Whitman also supports tough sentencing -- in particular California’s three-strikes law which significantly increases the length of time repeat offenders with felony convictions remain in prison. The third felony strike means a mandatory 25-years to life in prison.
And for offenders who have committed the most egregious and violent of crimes, Whitman supports the death penalty and wants to see it more swiftly enforced.
“I support the death penalty because it is just, and because I believe it is a deterrent to the calculated, malignant act of murder,” she said. “We may not know precisely which lives are saved when justice is done, but we know innocent people are alive today who wouldn’t be if capital punishment was not the law.”
Rod Pacheco, district attorney for Riverside County, said it would be difficult to find a candidate better suited than Whitman to reform the criminal justice system.

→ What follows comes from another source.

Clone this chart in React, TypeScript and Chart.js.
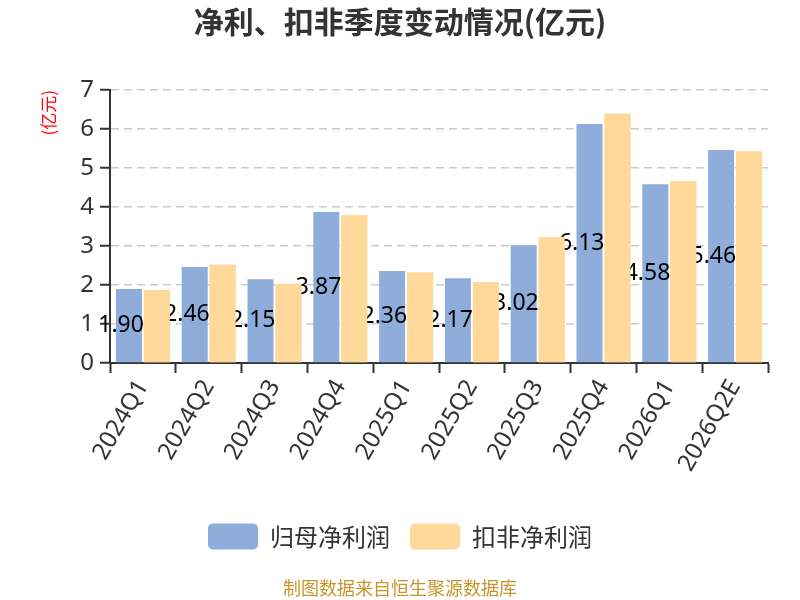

“She touched heavily on substantive matters dealing with the death penalty and public safety but she also dealt with it morally and ethically for society,” he said. “It wasn’t just an academic discussion -- she was leading, and that’s what we need in California right now.”
“She’s going to get the job done. The public safety system in the state needs to be completely overhauled and recast and we need somebody with the strength to do that and some commitment and some ideologies, and she’s got all of those. She’s going to make a difference -- when she becomes the governor, she will make a huge difference in that area of the state bureaucracy.”